> THE PROBLEM
Return all the data below as it stands, minus the pictures.

> INFORMATION SUPPLIED
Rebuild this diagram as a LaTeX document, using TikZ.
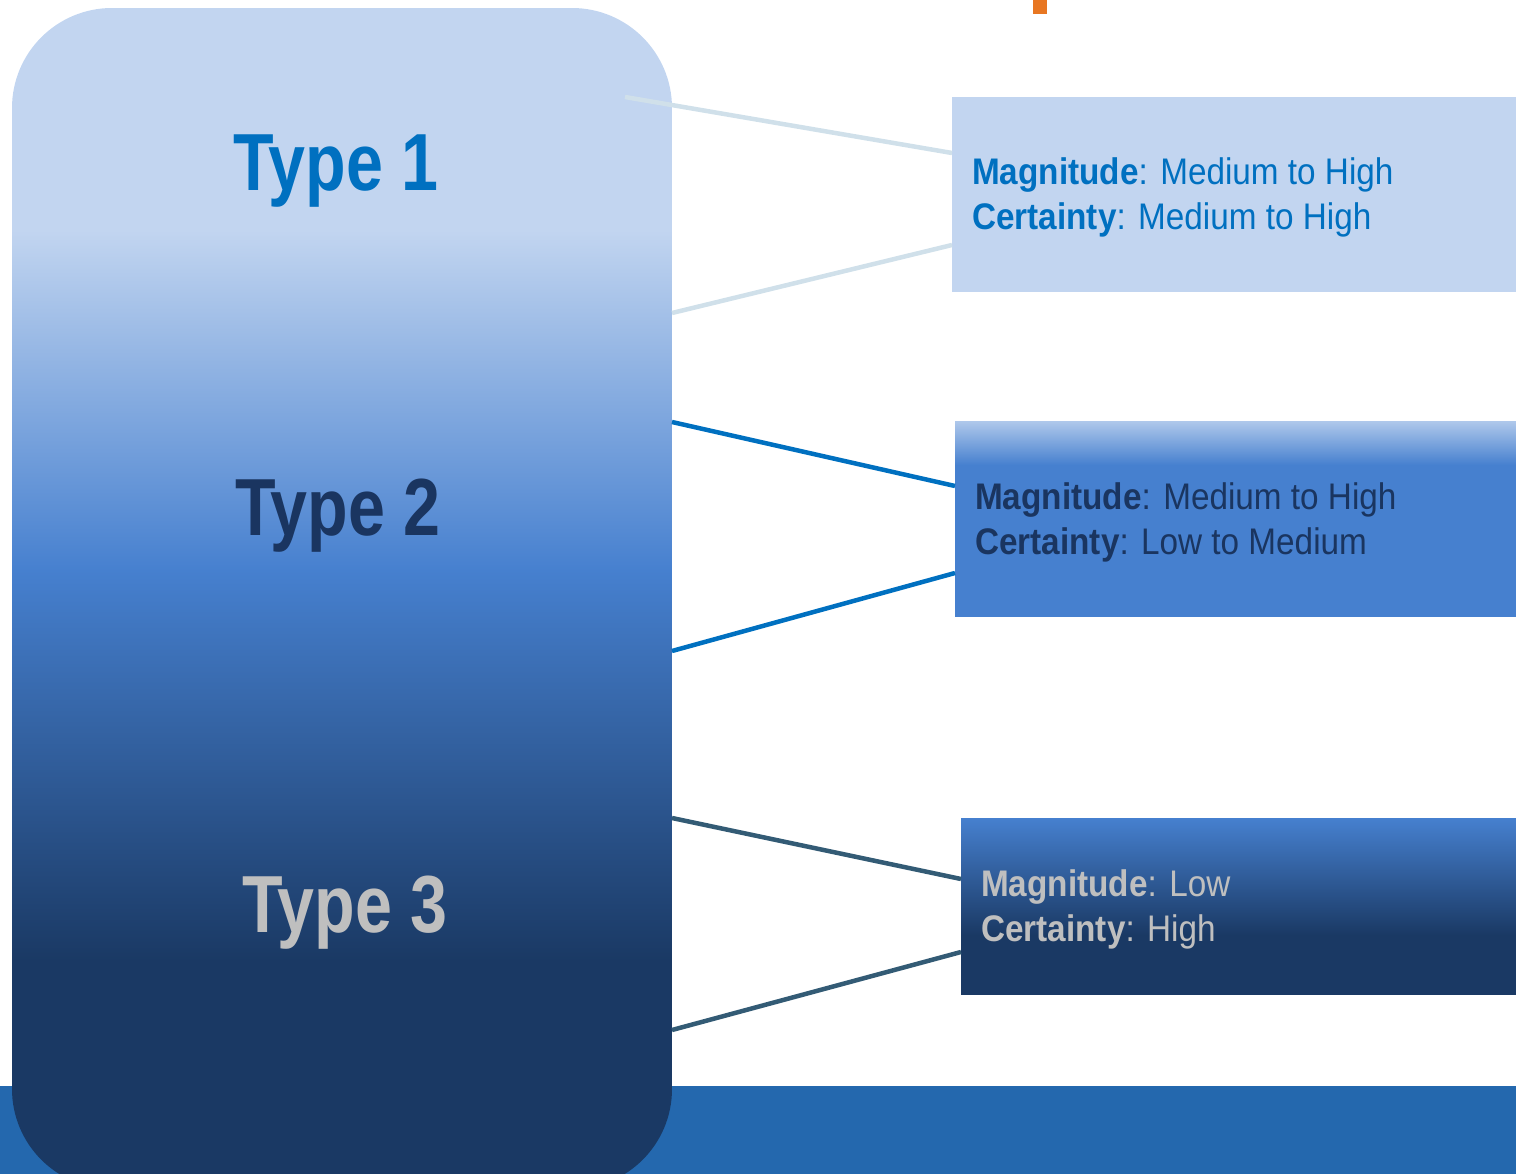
\documentclass[tikz,border=0pt]{standalone}
\usepackage{fontspec}
\setmainfont[FakeStretch=0.82]{Liberation Sans}
\newfontfamily\infofont[FakeStretch=0.9]{Liberation Sans}
\definecolor{paleblue}{HTML}{C2D5F0}
\definecolor{midblue}{HTML}{4680CF}
\definecolor{navy}{HTML}{1A3964}
\definecolor{bandblue}{HTML}{2468AE}
\definecolor{tabor}{HTML}{E87722}
\definecolor{linepale}{HTML}{D0E0EA}
\definecolor{linemid}{HTML}{0070C0}
\definecolor{linedark}{HTML}{335B75}
\definecolor{txtblue}{HTML}{0070C0}
\definecolor{txtnavy}{HTML}{1A3560}
\definecolor{txtgrey}{HTML}{BFBFBF}
\begin{document}
\begin{tikzpicture}[x=1pt,y=-1pt,
  typelabel/.style={font=\fontsize{81}{90}\selectfont\bfseries, inner sep=0pt},
  infobox/.style={rectangle, inner sep=0pt, anchor=north west},
  infotext/.style={anchor=west, align=left, inner sep=0pt, xshift=20pt, yshift=-3pt,
    font=\infofont\fontsize{37}{45}\selectfont},
  link/.style={line width=4.5pt}]
\useasboundingbox (0,0) rectangle (1516,1174);
\clip (0,0) rectangle (1516,1174);

% footer band and small orange tab
\fill[bandblue] (0,1086) rectangle (1516,1174);
\fill[tabor] (1033,0) rectangle (1047,14);

% tall rounded column with vertical colour ramp
\begin{scope}
  \clip[rounded corners=100pt] (12,8) rectangle (672,1189);
  \fill[paleblue] (12,8) rectangle (672,231);
  \shade[top color=paleblue, bottom color=midblue] (12,230) rectangle (672,571);
  \shade[top color=midblue, bottom color=navy] (12,570) rectangle (672,961);
  \fill[navy] (12,960) rectangle (672,1189);
\end{scope}

\node[typelabel, text=txtblue] (type1) at (336,171) {Type 1};
\node[typelabel, text=txtnavy] (type2) at (338,516) {Type 2};
\node[typelabel, text=txtgrey] (type3) at (345,913) {Type 3};

% attachment points on the column
\coordinate (c1a) at (625,97);
\coordinate (c1b) at (672,313);
\coordinate (c2a) at (672,422);
\coordinate (c2b) at (672,651);
\coordinate (c3a) at (672,818);
\coordinate (c3b) at (672,1030);

% description boxes
\node[infobox, fill=paleblue, minimum width=564pt, minimum height=195pt] (box1) at (952,97) {};
\node[infobox, fill=midblue, minimum width=561pt, minimum height=196pt] (box2) at (955,421) {};
\node[infobox, fill=navy, minimum width=555pt, minimum height=177pt] (box3) at (961,818) {};
\shade[top color=paleblue!85!midblue, bottom color=midblue]
  (box2.north west) rectangle ([yshift=-44pt]box2.north east);
\shade[top color=midblue, bottom color=navy]
  (box3.north west) rectangle ([yshift=-117pt]box3.north east);

% connectors
\draw[link, linepale] (c1a) -- ([yshift=-56pt]box1.north west);
\draw[link, linepale] (c1b) -- ([yshift=-148pt]box1.north west);
\draw[link, linemid] (c2a) -- ([yshift=-65pt]box2.north west);
\draw[link, linemid] (c2b) -- ([yshift=-152pt]box2.north west);
\draw[link, linedark] (c3a) -- ([yshift=-61pt]box3.north west);
\draw[link, linedark] (c3b) -- ([yshift=-134pt]box3.north west);

\node[infotext, text=txtblue] (info1) at (box1.west)
  {\textbf{Magnitude}: Medium to High\\\textbf{Certainty}: Medium to High};
\node[infotext, text=txtnavy] (info2) at (box2.west)
  {\textbf{Magnitude}: Medium to High\\\textbf{Certainty}: Low to Medium};
\node[infotext, text=txtgrey] (info3) at (box3.west)
  {\textbf{Magnitude}: Low\\\textbf{Certainty}: High};
\end{tikzpicture}
\end{document}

> RESPONSE
Rebuild this diagram as a LaTeX document, using TikZ.
\documentclass[tikz,border=0pt]{standalone}
\usepackage{fontspec}
\setmainfont[FakeStretch=0.82]{Liberation Sans}
\newfontfamily\infofont[FakeStretch=0.9]{Liberation Sans}
\definecolor{paleblue}{HTML}{C2D5F0}
\definecolor{midblue}{HTML}{4680CF}
\definecolor{navy}{HTML}{1A3964}
\definecolor{bandblue}{HTML}{2468AE}
\definecolor{tabor}{HTML}{E87722}
\definecolor{linepale}{HTML}{D0E0EA}
\definecolor{linemid}{HTML}{0070C0}
\definecolor{linedark}{HTML}{335B75}
\definecolor{txtblue}{HTML}{0070C0}
\definecolor{txtnavy}{HTML}{1A3560}
\definecolor{txtgrey}{HTML}{BFBFBF}
\begin{document}
\begin{tikzpicture}[x=1pt,y=-1pt,
  typelabel/.style={font=\fontsize{81}{90}\selectfont\bfseries, inner sep=0pt},
  infobox/.style={rectangle, inner sep=0pt, anchor=north west},
  infotext/.style={anchor=west, align=left, inner sep=0pt, xshift=20pt, yshift=-3pt,
    font=\infofont\fontsize{37}{45}\selectfont},
  link/.style={line width=4.5pt}]
\useasboundingbox (0,0) rectangle (1516,1174);
\clip (0,0) rectangle (1516,1174);

% footer band and small orange tab
\fill[bandblue] (0,1086) rectangle (1516,1174);
\fill[tabor] (1033,0) rectangle (1047,14);

% tall rounded column with vertical colour ramp
\begin{scope}
  \clip[rounded corners=100pt] (12,8) rectangle (672,1189);
  \fill[paleblue] (12,8) rectangle (672,231);
  \shade[top color=paleblue, bottom color=midblue] (12,230) rectangle (672,571);
  \shade[top color=midblue, bottom color=navy] (12,570) rectangle (672,961);
  \fill[navy] (12,960) rectangle (672,1189);
\end{scope}

\node[typelabel, text=txtblue] (type1) at (336,171) {Type 1};
\node[typelabel, text=txtnavy] (type2) at (338,516) {Type 2};
\node[typelabel, text=txtgrey] (type3) at (345,913) {Type 3};

% attachment points on the column
\coordinate (c1a) at (625,97);
\coordinate (c1b) at (672,313);
\coordinate (c2a) at (672,422);
\coordinate (c2b) at (672,651);
\coordinate (c3a) at (672,818);
\coordinate (c3b) at (672,1030);

% description boxes
\node[infobox, fill=paleblue, minimum width=564pt, minimum height=195pt] (box1) at (952,97) {};
\node[infobox, fill=midblue, minimum width=561pt, minimum height=196pt] (box2) at (955,421) {};
\node[infobox, fill=navy, minimum width=555pt, minimum height=177pt] (box3) at (961,818) {};
\shade[top color=paleblue!85!midblue, bottom color=midblue]
  (box2.north west) rectangle ([yshift=-44pt]box2.north east);
\shade[top color=midblue, bottom color=navy]
  (box3.north west) rectangle ([yshift=-117pt]box3.north east);

% connectors
\draw[link, linepale] (c1a) -- ([yshift=-56pt]box1.north west);
\draw[link, linepale] (c1b) -- ([yshift=-148pt]box1.north west);
\draw[link, linemid] (c2a) -- ([yshift=-65pt]box2.north west);
\draw[link, linemid] (c2b) -- ([yshift=-152pt]box2.north west);
\draw[link, linedark] (c3a) -- ([yshift=-61pt]box3.north west);
\draw[link, linedark] (c3b) -- ([yshift=-134pt]box3.north west);

\node[infotext, text=txtblue] (info1) at (box1.west)
  {\textbf{Magnitude}: Medium to High\\\textbf{Certainty}: Medium to High};
\node[infotext, text=txtnavy] (info2) at (box2.west)
  {\textbf{Magnitude}: Medium to High\\\textbf{Certainty}: Low to Medium};
\node[infotext, text=txtgrey] (info3) at (box3.west)
  {\textbf{Magnitude}: Low\\\textbf{Certainty}: High};
\end{tikzpicture}
\end{document}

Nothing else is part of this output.